MOLINE, Illinois (KWQC) - Using music to reach nonmusical goals is what Wednesday evenings at Gigi’s playhouse are all about this summer.
Children here “are working on communication social skills and motor skills for the younger ones. Addressing body parts positional concepts like high and low, following directions,” says Board Certified Music Therapist at West Music Lorna Johnson.
She along with volunteers at Gigi’s Playhouse help to run a music therapy program that’s free for children with Down syndrome. The music program at GiGi’s is divided into two age groups and they meet every Wednesday. The first group is for babies who are newborns to toddlers who are three. The second is for kids between four and nine years old.
The class starts with children picking the colored circle of their choice to sit on. And everyone singing their name with the movement of that child’s choosing. It can be a clap, or a movement. Children are encouraged to play with sticks and pass them to one another, as well as to express themselves through words, song, dance and movement.
One of the reasons Johnson says music is such a strong tool for therapy is because it has “an inherent structure.”
“They (the kids) can tell the end of a cadence has come and so something is going to happen now so there are musical cues built into music. Everyone can benefit from musical therapy from 0 to 99,” says Johnson.
Parents and organizers say the music program is also an opportunity for kids who are not yet old enough for pre-school to socialize in an environment they like.
“Lincoln has two older brothers who he interacts with all the time but seeing him interact with other peers his own age just warms the heart,” says Amy Sweeney.
Lincoln is three years old and his favorite song is one where a scarf is scrunched into the size of a seed and kids stand up tall and spread the scarf as if it grew.

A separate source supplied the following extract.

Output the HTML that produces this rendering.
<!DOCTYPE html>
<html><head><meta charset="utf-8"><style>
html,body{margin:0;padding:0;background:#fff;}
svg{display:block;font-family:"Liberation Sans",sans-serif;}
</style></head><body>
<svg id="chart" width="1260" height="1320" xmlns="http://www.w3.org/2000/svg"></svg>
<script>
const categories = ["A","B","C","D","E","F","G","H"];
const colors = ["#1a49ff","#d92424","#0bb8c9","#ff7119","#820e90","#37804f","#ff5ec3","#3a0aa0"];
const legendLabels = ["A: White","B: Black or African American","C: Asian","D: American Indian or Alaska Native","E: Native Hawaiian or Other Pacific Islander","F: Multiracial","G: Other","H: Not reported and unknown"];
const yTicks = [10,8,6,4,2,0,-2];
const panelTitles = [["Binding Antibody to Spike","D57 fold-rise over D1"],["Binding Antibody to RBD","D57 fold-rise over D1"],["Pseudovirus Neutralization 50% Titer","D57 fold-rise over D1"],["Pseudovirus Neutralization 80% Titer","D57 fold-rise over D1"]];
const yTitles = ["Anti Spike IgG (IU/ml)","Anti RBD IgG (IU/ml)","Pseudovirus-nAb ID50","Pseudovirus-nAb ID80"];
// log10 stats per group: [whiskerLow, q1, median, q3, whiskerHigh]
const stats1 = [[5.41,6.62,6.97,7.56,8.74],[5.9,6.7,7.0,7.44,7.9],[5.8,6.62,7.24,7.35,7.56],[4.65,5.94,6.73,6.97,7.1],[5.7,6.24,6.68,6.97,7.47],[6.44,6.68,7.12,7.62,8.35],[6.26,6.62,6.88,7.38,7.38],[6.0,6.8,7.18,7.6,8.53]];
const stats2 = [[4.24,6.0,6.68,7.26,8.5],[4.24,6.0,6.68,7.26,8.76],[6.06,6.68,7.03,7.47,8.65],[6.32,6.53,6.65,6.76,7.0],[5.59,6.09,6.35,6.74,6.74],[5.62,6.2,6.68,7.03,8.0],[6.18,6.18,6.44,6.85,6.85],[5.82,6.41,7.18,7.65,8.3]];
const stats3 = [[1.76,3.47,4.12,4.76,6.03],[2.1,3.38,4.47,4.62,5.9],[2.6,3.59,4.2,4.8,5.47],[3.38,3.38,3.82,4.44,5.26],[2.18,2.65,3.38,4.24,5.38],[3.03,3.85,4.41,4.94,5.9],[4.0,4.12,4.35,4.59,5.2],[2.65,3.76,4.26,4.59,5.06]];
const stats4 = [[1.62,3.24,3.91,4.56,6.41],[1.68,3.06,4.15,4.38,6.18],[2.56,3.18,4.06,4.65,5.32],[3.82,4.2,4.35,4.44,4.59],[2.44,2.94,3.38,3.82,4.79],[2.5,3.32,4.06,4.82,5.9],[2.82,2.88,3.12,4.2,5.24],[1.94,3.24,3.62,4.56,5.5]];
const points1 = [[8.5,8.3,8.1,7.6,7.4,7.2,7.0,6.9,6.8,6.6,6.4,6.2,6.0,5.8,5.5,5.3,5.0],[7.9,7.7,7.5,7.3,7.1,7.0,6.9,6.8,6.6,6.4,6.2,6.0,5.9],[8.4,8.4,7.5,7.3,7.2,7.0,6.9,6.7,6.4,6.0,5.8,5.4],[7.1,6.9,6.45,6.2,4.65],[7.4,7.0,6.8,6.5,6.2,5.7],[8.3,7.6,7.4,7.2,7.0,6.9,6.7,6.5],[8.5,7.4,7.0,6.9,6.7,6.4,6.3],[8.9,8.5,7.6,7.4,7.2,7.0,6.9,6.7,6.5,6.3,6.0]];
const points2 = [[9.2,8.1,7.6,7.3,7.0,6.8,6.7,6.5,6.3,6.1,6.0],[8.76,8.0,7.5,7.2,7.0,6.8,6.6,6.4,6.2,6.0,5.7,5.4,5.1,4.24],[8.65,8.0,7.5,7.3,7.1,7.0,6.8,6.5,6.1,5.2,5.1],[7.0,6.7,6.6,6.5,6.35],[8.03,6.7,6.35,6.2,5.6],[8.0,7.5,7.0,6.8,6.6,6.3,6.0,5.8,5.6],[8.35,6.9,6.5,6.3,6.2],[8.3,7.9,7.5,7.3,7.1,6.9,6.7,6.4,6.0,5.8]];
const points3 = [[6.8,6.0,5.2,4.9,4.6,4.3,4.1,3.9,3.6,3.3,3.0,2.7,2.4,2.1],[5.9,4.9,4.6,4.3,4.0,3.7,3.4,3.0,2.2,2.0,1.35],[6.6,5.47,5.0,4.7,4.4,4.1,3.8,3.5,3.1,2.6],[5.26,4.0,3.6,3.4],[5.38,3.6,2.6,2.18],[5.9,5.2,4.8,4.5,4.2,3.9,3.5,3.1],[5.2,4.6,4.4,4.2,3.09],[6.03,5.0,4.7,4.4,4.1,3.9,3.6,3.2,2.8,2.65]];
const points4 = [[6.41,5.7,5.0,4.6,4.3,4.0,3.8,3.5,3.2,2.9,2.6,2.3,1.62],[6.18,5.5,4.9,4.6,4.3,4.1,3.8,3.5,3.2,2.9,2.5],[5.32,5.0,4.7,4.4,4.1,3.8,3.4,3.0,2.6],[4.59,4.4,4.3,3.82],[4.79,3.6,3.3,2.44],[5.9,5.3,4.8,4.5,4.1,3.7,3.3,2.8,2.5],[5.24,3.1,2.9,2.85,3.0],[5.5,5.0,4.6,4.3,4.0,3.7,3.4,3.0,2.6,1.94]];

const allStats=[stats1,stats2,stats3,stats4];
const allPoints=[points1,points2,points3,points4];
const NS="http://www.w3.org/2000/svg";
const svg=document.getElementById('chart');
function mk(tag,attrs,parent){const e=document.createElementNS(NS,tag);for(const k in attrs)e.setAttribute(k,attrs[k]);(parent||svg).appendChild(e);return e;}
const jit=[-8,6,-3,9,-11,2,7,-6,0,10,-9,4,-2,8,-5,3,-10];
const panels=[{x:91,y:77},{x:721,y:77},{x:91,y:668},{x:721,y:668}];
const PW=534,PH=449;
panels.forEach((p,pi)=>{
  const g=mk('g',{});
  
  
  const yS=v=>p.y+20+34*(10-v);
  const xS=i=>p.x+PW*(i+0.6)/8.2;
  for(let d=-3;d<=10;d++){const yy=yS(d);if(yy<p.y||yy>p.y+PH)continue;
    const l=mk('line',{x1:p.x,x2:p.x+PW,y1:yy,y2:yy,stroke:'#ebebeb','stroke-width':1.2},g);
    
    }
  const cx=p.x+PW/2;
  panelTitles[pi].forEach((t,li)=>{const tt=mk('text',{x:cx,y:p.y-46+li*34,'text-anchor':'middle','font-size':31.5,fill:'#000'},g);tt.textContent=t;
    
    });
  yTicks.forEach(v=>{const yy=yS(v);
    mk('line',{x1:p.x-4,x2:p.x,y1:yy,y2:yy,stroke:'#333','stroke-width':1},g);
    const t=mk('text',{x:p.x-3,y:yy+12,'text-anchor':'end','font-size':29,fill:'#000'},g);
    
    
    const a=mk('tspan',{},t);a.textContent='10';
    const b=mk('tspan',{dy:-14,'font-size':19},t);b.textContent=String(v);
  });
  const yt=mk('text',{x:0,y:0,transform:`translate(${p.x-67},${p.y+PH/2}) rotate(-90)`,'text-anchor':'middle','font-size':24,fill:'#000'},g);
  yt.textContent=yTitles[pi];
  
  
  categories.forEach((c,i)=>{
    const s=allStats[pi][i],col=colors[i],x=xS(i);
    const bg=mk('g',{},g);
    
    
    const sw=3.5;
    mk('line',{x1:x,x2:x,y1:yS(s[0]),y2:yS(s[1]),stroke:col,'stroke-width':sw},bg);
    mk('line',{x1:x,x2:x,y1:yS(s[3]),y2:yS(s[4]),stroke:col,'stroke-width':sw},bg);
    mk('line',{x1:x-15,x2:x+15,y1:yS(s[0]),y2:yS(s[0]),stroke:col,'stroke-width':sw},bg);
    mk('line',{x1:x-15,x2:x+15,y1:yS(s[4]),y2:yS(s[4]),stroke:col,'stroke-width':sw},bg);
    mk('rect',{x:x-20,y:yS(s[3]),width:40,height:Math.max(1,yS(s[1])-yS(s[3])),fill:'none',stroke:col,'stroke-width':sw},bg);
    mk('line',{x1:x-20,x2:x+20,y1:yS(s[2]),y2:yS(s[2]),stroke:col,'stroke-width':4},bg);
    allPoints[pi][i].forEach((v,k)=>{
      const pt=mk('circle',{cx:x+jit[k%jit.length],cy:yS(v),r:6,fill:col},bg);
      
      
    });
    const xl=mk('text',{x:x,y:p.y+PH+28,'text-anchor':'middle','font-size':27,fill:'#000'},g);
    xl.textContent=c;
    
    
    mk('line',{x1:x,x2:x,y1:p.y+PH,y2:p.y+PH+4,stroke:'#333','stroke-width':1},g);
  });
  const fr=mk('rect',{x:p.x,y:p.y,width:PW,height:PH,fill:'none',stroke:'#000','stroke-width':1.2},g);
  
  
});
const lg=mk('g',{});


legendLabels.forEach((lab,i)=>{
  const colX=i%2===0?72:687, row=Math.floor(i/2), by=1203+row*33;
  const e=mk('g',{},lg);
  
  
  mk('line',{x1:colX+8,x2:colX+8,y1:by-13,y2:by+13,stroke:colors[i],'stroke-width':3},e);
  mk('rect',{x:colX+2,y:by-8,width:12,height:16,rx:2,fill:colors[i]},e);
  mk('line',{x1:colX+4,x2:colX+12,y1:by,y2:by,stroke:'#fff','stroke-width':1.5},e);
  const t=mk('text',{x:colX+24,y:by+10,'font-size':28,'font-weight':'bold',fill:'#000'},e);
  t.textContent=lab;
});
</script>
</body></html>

“West Music has been doing a fabulous job with it and I hope they continue to do it. We especially have looked into music therapy for school, ‘cause he'll start preschool and we hope he'll be able to get it in his IEP (Individualized Education Program) so that he can continue doing it. But I really hope that GiGi's is able to continue to do it here,” says Sweeney.
The Music program at Gigi’s is free for parents and their children, but it’s not free for Gigi’s playhouse to run.
“We received some grant funding to run to bring the music therapy here, it's not a free program for us to offer which is why we wrote grants, but it is free for our families to participate,” says Pam Lynch, Site Director at Gigi's Playhouse of the Quad Cities.
The current program is a summer session held every Wednesday that is scheduled to end mid-August. Gigi’s is hoping to secure enough funding to bring the program back in the fall. And it’s far more than just a music program for kids.
“The parents we've met at GiGi's over the last three years have meant a ton to our family. It’s nice to be able to do things like this with our kids that are going through the same thing and for them all to be in this class together is really fun,” says Sweeney.
Each class ends as it begins, with a song that includes each child’s name.